▶ **Instruction**:
Reproduce the listing exactly and skip over any pictures.
———
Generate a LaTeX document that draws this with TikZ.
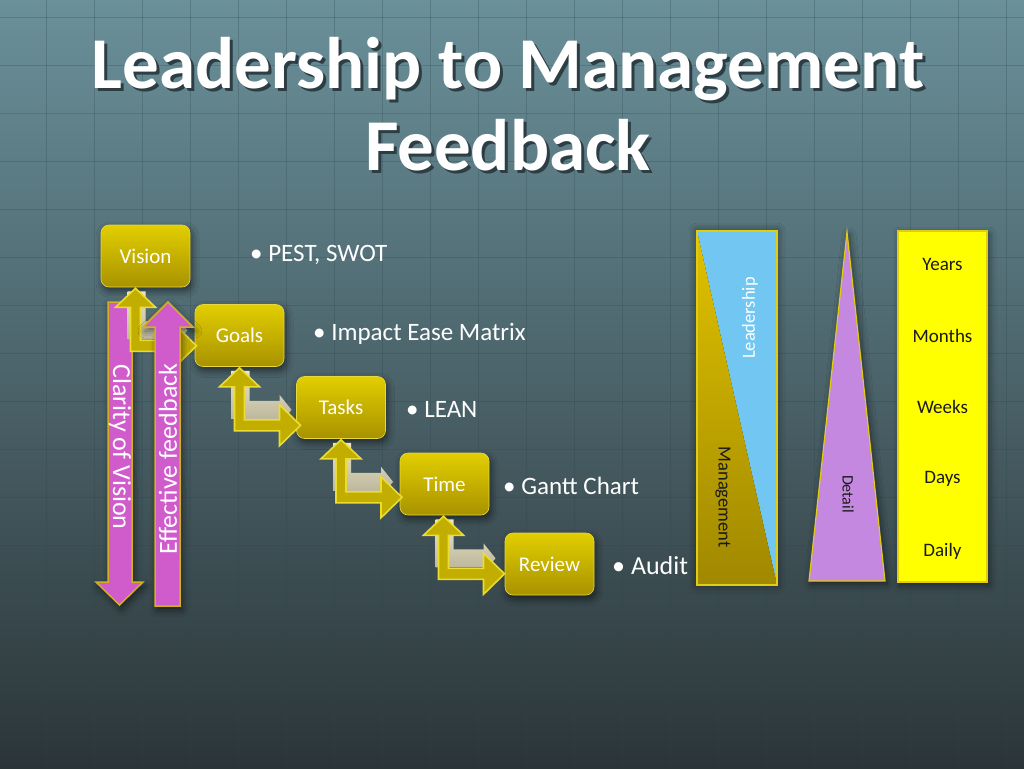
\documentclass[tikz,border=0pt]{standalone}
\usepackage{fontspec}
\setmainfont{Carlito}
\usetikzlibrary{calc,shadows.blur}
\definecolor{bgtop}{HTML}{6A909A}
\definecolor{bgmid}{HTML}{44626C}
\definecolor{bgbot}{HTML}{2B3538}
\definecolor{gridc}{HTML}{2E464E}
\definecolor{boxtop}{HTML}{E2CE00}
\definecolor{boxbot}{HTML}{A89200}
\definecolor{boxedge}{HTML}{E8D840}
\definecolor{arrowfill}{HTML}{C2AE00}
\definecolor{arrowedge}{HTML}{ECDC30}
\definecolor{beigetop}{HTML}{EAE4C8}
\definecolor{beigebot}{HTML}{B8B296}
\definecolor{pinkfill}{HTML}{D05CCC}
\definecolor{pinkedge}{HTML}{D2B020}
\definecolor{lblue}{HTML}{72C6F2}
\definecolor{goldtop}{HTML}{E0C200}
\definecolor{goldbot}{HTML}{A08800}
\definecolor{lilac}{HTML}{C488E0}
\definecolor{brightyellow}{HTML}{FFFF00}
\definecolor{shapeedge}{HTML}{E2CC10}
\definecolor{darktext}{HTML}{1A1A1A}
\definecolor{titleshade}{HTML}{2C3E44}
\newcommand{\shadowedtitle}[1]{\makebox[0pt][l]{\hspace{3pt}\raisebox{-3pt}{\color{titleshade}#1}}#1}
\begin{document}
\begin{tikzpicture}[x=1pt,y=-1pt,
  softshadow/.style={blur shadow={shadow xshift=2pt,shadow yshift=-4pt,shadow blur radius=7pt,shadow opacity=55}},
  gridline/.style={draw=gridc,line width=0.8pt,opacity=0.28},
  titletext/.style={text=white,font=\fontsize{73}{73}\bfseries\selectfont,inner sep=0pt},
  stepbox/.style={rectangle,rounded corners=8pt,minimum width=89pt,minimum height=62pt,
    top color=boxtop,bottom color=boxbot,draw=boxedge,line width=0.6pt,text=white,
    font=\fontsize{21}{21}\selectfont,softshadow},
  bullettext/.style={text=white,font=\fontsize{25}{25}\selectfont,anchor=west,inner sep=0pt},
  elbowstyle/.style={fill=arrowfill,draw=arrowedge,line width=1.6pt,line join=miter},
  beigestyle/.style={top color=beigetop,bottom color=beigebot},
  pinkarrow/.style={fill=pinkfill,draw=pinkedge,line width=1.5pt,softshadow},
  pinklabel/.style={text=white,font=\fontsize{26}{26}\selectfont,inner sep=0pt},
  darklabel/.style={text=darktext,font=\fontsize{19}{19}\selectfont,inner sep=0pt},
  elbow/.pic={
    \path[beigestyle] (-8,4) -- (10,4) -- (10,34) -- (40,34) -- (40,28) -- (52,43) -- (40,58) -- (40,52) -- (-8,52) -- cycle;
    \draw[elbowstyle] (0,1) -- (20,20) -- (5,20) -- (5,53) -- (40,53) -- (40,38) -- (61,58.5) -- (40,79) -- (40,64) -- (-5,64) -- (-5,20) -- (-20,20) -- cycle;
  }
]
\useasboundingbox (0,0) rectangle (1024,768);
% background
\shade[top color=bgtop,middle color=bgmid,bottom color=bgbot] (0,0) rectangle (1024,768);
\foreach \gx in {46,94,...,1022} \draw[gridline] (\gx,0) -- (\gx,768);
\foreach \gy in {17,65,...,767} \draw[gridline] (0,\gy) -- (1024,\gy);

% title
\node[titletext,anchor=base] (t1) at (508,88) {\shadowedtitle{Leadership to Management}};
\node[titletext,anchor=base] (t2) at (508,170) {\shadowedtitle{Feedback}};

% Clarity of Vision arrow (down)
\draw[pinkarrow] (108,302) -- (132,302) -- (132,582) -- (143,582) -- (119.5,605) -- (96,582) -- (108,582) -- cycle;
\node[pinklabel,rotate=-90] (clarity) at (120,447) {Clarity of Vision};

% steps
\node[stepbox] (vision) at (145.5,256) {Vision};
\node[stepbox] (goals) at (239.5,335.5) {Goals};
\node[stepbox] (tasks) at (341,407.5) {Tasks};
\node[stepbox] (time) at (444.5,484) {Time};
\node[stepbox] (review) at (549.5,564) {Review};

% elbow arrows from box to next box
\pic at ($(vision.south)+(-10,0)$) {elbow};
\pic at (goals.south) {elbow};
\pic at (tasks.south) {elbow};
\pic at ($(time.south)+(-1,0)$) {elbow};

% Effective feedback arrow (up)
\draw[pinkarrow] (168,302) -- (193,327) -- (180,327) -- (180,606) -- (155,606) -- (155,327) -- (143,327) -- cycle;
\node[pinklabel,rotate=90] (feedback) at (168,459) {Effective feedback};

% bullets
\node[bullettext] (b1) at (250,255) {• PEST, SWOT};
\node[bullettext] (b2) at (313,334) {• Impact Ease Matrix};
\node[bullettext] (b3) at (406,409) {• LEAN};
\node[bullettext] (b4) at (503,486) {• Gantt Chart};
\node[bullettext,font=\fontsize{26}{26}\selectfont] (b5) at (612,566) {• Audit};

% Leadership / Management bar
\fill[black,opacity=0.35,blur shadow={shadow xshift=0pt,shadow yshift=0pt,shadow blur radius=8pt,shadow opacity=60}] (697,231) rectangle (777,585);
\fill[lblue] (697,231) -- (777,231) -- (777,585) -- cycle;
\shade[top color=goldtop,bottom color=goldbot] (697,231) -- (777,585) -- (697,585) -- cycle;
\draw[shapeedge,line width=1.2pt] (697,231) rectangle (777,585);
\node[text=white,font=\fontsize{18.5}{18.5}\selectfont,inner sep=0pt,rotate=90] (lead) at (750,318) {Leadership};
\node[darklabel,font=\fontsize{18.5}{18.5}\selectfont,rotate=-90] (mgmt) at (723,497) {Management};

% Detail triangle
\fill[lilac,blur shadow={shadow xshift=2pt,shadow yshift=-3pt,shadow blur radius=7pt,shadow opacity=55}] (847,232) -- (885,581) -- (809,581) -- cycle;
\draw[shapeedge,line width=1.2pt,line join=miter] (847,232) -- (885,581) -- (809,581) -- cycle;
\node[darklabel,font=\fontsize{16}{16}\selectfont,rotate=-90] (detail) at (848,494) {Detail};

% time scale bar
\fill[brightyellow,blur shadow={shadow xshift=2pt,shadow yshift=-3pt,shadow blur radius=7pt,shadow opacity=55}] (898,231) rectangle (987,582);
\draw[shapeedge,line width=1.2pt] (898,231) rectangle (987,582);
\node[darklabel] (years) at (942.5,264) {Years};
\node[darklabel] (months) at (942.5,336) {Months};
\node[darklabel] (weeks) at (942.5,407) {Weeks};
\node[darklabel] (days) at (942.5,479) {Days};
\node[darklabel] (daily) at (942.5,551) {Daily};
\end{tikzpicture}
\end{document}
———
▶ **Full response**:
Generate a LaTeX document that draws this with TikZ.
\documentclass[tikz,border=0pt]{standalone}
\usepackage{fontspec}
\setmainfont{Carlito}
\usetikzlibrary{calc,shadows.blur}
\definecolor{bgtop}{HTML}{6A909A}
\definecolor{bgmid}{HTML}{44626C}
\definecolor{bgbot}{HTML}{2B3538}
\definecolor{gridc}{HTML}{2E464E}
\definecolor{boxtop}{HTML}{E2CE00}
\definecolor{boxbot}{HTML}{A89200}
\definecolor{boxedge}{HTML}{E8D840}
\definecolor{arrowfill}{HTML}{C2AE00}
\definecolor{arrowedge}{HTML}{ECDC30}
\definecolor{beigetop}{HTML}{EAE4C8}
\definecolor{beigebot}{HTML}{B8B296}
\definecolor{pinkfill}{HTML}{D05CCC}
\definecolor{pinkedge}{HTML}{D2B020}
\definecolor{lblue}{HTML}{72C6F2}
\definecolor{goldtop}{HTML}{E0C200}
\definecolor{goldbot}{HTML}{A08800}
\definecolor{lilac}{HTML}{C488E0}
\definecolor{brightyellow}{HTML}{FFFF00}
\definecolor{shapeedge}{HTML}{E2CC10}
\definecolor{darktext}{HTML}{1A1A1A}
\definecolor{titleshade}{HTML}{2C3E44}
\newcommand{\shadowedtitle}[1]{\makebox[0pt][l]{\hspace{3pt}\raisebox{-3pt}{\color{titleshade}#1}}#1}
\begin{document}
\begin{tikzpicture}[x=1pt,y=-1pt,
  softshadow/.style={blur shadow={shadow xshift=2pt,shadow yshift=-4pt,shadow blur radius=7pt,shadow opacity=55}},
  gridline/.style={draw=gridc,line width=0.8pt,opacity=0.28},
  titletext/.style={text=white,font=\fontsize{73}{73}\bfseries\selectfont,inner sep=0pt},
  stepbox/.style={rectangle,rounded corners=8pt,minimum width=89pt,minimum height=62pt,
    top color=boxtop,bottom color=boxbot,draw=boxedge,line width=0.6pt,text=white,
    font=\fontsize{21}{21}\selectfont,softshadow},
  bullettext/.style={text=white,font=\fontsize{25}{25}\selectfont,anchor=west,inner sep=0pt},
  elbowstyle/.style={fill=arrowfill,draw=arrowedge,line width=1.6pt,line join=miter},
  beigestyle/.style={top color=beigetop,bottom color=beigebot},
  pinkarrow/.style={fill=pinkfill,draw=pinkedge,line width=1.5pt,softshadow},
  pinklabel/.style={text=white,font=\fontsize{26}{26}\selectfont,inner sep=0pt},
  darklabel/.style={text=darktext,font=\fontsize{19}{19}\selectfont,inner sep=0pt},
  elbow/.pic={
    \path[beigestyle] (-8,4) -- (10,4) -- (10,34) -- (40,34) -- (40,28) -- (52,43) -- (40,58) -- (40,52) -- (-8,52) -- cycle;
    \draw[elbowstyle] (0,1) -- (20,20) -- (5,20) -- (5,53) -- (40,53) -- (40,38) -- (61,58.5) -- (40,79) -- (40,64) -- (-5,64) -- (-5,20) -- (-20,20) -- cycle;
  }
]
\useasboundingbox (0,0) rectangle (1024,768);
% background
\shade[top color=bgtop,middle color=bgmid,bottom color=bgbot] (0,0) rectangle (1024,768);
\foreach \gx in {46,94,...,1022} \draw[gridline] (\gx,0) -- (\gx,768);
\foreach \gy in {17,65,...,767} \draw[gridline] (0,\gy) -- (1024,\gy);

% title
\node[titletext,anchor=base] (t1) at (508,88) {\shadowedtitle{Leadership to Management}};
\node[titletext,anchor=base] (t2) at (508,170) {\shadowedtitle{Feedback}};

% Clarity of Vision arrow (down)
\draw[pinkarrow] (108,302) -- (132,302) -- (132,582) -- (143,582) -- (119.5,605) -- (96,582) -- (108,582) -- cycle;
\node[pinklabel,rotate=-90] (clarity) at (120,447) {Clarity of Vision};

% steps
\node[stepbox] (vision) at (145.5,256) {Vision};
\node[stepbox] (goals) at (239.5,335.5) {Goals};
\node[stepbox] (tasks) at (341,407.5) {Tasks};
\node[stepbox] (time) at (444.5,484) {Time};
\node[stepbox] (review) at (549.5,564) {Review};

% elbow arrows from box to next box
\pic at ($(vision.south)+(-10,0)$) {elbow};
\pic at (goals.south) {elbow};
\pic at (tasks.south) {elbow};
\pic at ($(time.south)+(-1,0)$) {elbow};

% Effective feedback arrow (up)
\draw[pinkarrow] (168,302) -- (193,327) -- (180,327) -- (180,606) -- (155,606) -- (155,327) -- (143,327) -- cycle;
\node[pinklabel,rotate=90] (feedback) at (168,459) {Effective feedback};

% bullets
\node[bullettext] (b1) at (250,255) {• PEST, SWOT};
\node[bullettext] (b2) at (313,334) {• Impact Ease Matrix};
\node[bullettext] (b3) at (406,409) {• LEAN};
\node[bullettext] (b4) at (503,486) {• Gantt Chart};
\node[bullettext,font=\fontsize{26}{26}\selectfont] (b5) at (612,566) {• Audit};

% Leadership / Management bar
\fill[black,opacity=0.35,blur shadow={shadow xshift=0pt,shadow yshift=0pt,shadow blur radius=8pt,shadow opacity=60}] (697,231) rectangle (777,585);
\fill[lblue] (697,231) -- (777,231) -- (777,585) -- cycle;
\shade[top color=goldtop,bottom color=goldbot] (697,231) -- (777,585) -- (697,585) -- cycle;
\draw[shapeedge,line width=1.2pt] (697,231) rectangle (777,585);
\node[text=white,font=\fontsize{18.5}{18.5}\selectfont,inner sep=0pt,rotate=90] (lead) at (750,318) {Leadership};
\node[darklabel,font=\fontsize{18.5}{18.5}\selectfont,rotate=-90] (mgmt) at (723,497) {Management};

% Detail triangle
\fill[lilac,blur shadow={shadow xshift=2pt,shadow yshift=-3pt,shadow blur radius=7pt,shadow opacity=55}] (847,232) -- (885,581) -- (809,581) -- cycle;
\draw[shapeedge,line width=1.2pt,line join=miter] (847,232) -- (885,581) -- (809,581) -- cycle;
\node[darklabel,font=\fontsize{16}{16}\selectfont,rotate=-90] (detail) at (848,494) {Detail};

% time scale bar
\fill[brightyellow,blur shadow={shadow xshift=2pt,shadow yshift=-3pt,shadow blur radius=7pt,shadow opacity=55}] (898,231) rectangle (987,582);
\draw[shapeedge,line width=1.2pt] (898,231) rectangle (987,582);
\node[darklabel] (years) at (942.5,264) {Years};
\node[darklabel] (months) at (942.5,336) {Months};
\node[darklabel] (weeks) at (942.5,407) {Weeks};
\node[darklabel] (days) at (942.5,479) {Days};
\node[darklabel] (daily) at (942.5,551) {Daily};
\end{tikzpicture}
\end{document}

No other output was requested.